UCSD professor: black history is American history
In the eyes of UCSD Professor Camille F. Forbes, black history is American history. With a retrospective glance to 19th century and early 20th century minstrel shows, racism and struggle for black performers, Forbes sees a period in history vital to the understanding of the entire American culture, not just that of black people.
Forbes, who is Jamaican, is an assistant professor of African-American literature and culture. In her new book, “Introducing Bert Williams: Burnt Cork, Broadway, and the Story of America’s First Black Star,” Forbes gives legendary West Indian entertainer Bert Williams center stage as she explores his struggles and successes as a black performer under the spotlight of racism.
Williams has been criticized, often by black people, for his decision to perform in “blackface,” a makeup technique typically employed by white performers as a comedic display of the racist images of a “darky.”
In a conversation with the La Jolla Light, Forbes, who is a performer herself, discusses how this decision impacted Williams’ career, points out the traces of his influence in black entertainment today and draws a connection between the “first black star” and one of the biggest black stars in the 21st century, Dave Chappelle.

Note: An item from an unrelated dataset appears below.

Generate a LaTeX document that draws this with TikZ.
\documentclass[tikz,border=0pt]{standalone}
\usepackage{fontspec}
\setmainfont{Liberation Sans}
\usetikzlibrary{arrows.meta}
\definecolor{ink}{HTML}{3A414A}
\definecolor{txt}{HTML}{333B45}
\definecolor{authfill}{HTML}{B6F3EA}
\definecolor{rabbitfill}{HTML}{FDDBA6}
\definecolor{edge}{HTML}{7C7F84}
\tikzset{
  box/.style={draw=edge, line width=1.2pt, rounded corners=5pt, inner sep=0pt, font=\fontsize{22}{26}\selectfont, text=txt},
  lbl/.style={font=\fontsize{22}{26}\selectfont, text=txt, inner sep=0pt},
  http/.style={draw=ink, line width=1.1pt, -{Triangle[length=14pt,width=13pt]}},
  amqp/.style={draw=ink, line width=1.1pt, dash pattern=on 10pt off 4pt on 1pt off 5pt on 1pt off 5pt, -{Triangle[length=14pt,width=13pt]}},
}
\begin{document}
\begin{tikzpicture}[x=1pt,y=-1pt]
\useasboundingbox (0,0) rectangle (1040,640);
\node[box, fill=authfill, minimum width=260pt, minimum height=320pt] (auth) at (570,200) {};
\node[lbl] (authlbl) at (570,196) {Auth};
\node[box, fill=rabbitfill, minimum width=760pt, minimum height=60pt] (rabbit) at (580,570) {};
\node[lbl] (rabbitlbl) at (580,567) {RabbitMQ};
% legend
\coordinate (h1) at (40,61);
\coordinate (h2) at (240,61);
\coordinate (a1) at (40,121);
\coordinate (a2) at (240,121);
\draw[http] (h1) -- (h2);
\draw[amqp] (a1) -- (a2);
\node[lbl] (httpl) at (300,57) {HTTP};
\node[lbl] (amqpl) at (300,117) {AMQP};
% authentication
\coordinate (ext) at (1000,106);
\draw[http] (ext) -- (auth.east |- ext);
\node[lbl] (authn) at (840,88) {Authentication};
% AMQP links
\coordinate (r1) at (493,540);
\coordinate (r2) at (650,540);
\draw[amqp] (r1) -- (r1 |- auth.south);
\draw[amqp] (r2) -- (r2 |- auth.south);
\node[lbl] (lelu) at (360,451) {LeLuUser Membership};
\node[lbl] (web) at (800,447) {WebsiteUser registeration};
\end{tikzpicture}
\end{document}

Q: Explain the title of your book.
A: “Burnt Cork” – Makeup that he wore in performance, which is really essential to understanding his challenges and his triumphs as [a black actor] attempting to play stereotypes with a degree of humanity and sensitivity that would allow audiences to commiserate and relate to him instead of mock him.
“Broadway” – He spent much of his career working on Broadway. [It’s] partly a kind of shorthand term talking about entertainment in that period.

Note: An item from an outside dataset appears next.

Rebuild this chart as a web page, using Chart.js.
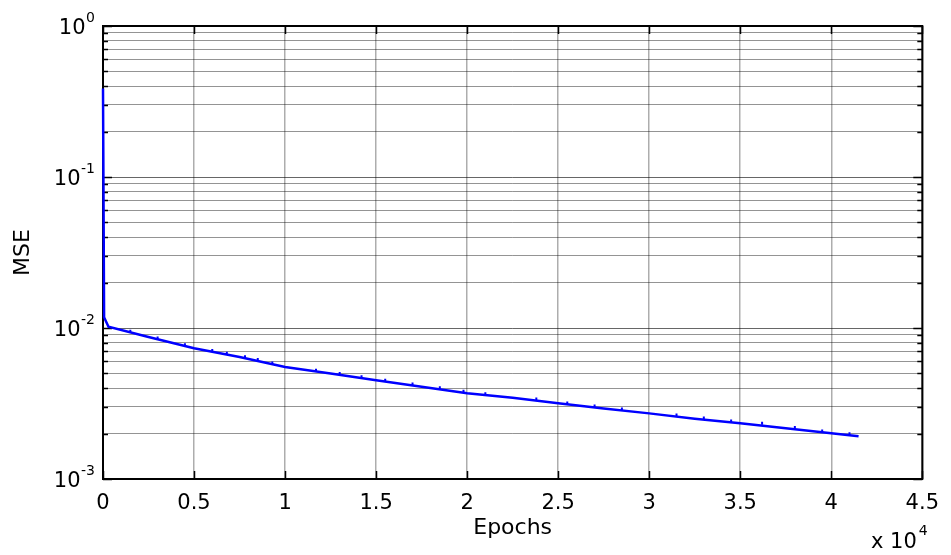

“First Black Star” – First black superstar performer. There were other actors of course. He achieved a prominence and was able to make certain demands in terms of pay, access. He was able to have a kind of achievement that was unheard of.

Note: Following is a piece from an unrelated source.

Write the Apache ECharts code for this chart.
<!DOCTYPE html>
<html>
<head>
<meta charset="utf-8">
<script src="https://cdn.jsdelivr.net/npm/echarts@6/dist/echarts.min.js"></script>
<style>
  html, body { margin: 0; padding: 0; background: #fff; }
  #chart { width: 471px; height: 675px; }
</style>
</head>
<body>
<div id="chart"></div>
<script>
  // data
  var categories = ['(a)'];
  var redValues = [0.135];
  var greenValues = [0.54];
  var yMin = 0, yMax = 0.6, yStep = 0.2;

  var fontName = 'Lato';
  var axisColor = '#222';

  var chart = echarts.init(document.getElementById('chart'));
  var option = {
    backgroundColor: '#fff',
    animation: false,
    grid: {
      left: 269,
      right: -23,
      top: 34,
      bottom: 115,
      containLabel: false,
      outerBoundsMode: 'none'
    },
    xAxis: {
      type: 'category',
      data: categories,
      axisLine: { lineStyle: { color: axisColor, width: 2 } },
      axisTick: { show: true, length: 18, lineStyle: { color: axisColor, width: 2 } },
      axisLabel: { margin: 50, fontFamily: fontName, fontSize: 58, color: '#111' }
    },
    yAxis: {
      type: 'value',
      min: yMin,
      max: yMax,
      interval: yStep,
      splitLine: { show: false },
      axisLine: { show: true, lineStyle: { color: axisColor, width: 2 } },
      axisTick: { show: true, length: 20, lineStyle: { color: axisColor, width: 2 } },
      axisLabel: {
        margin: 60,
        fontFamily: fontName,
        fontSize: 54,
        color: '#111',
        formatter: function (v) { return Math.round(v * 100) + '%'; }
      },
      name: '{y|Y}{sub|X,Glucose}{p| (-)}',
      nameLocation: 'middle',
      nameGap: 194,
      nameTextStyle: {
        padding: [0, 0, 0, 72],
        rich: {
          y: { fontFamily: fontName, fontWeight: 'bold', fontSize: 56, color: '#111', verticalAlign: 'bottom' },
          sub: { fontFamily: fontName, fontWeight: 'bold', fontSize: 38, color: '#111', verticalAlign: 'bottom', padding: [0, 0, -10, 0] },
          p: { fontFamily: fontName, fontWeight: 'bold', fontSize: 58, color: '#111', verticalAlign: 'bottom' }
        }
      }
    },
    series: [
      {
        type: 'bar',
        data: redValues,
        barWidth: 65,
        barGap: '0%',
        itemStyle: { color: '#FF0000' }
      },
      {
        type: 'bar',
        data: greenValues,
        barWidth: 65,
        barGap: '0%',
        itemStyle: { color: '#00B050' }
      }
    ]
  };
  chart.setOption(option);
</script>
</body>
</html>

Q: How did you become interested in Bert Williams?
A: Thinking about, ‘Who are the people who came before who might have influence?’: forbears of entertainment today. What were they up against? I’d never heard of Williams before. In the references made to him, that he was a first-rate comedian on stage, the preeminent black star, and yet he was unfamiliar to me and I came to find that he was an influence to lots of other people. It seemed that there was an important story to be told there.
Q: How did performing in blackface impact Williams?
A: He came into himself as a performer and comic through use of that blackface. He was able to somehow think differently about it, add complexity. In the short run, there was something freeing about that. Over time, what becomes clear is how difficult it is to remain optimistic about what the larger American society, white public, is thinking about what he’s doing on stage. As he sees the reality of bias in practice in the North, he became increasingly pessimistic about the possibility of it really just being liberatory. If there aren’t these kinds of changes in circumstances in society, it starts to feel more like a trap.
Post WWI, he saw black soldiers returning after fighting abroad with the French with great dignity, returning seeing things unchanged and really thinking more so than ever, ‘What is this baffling practice of segregation?’
He often faced this disparity between being loved and adored by public on stage and having to face taking the freight elevator when he left that stage.
Q: How were you introduced to black literature and performance?
A: Very informally. I remember learning a lot about toasts and that kind of ritual growing up from my parents. There is a kind of presentation mode, comical part of almost telling a story during a toast.
I did a senior essay on rap and it’s relationship to communities in crisis and giving voice to communities. I had family living in the Bronx and knowing some of the people who were kind of there in the beginning of what would later be known as rap or hip hop.
Q: In what ways do you see Williams’ influence on today’s black entertainers?
A: When I look at someone like Dave Chappelle, it’s more of what I see reflected in his experience ... at the time when he had, [what has] been described as a “breakdown”– very much a realization of being power broke on the one hand and having to deal with, in a sense, being misunderstood on the other hand and the disappointment and devastation from an experience like that.
‘Is this fame power just an illusion? What part of it is real?’ When we saw Chappelle trying to make sense of that ... suddenly he says, ‘What’s going on here?’
That kind of assessment was part of Williams’ everyday life. Even the most direct criticism of [society] can be missed if an audience decides, ‘I’m hear to laugh, not to think.’ Comics often want their work to do much more than entertain.
Q: Who are your influences as a performer?
A: I’ve been very interested in the kinds of ways that performers use characters in their comedy. Looking at some of Whoopi Goldberg’s work, doing her one-woman show, dealing with things that are seen as stereotypes and being willing to challenge and humanize and give space to being seen and heard; Richard Pryor; John Leguizamo: lots of different representations of what Latino is and challenging some of those. Some of the work that Dave Chappelle has done has been challenging in that way. It’s meaningful for me to see how seriously these performers can ... work when they ... challenge an audience to view.
Q: What do you hope readers get out of your book?
A: To see what a performer [experienced] during that time and historicize it; to talk about what things in the society were making it that much more challenging; to get a clearer sense of the dynamics of the time.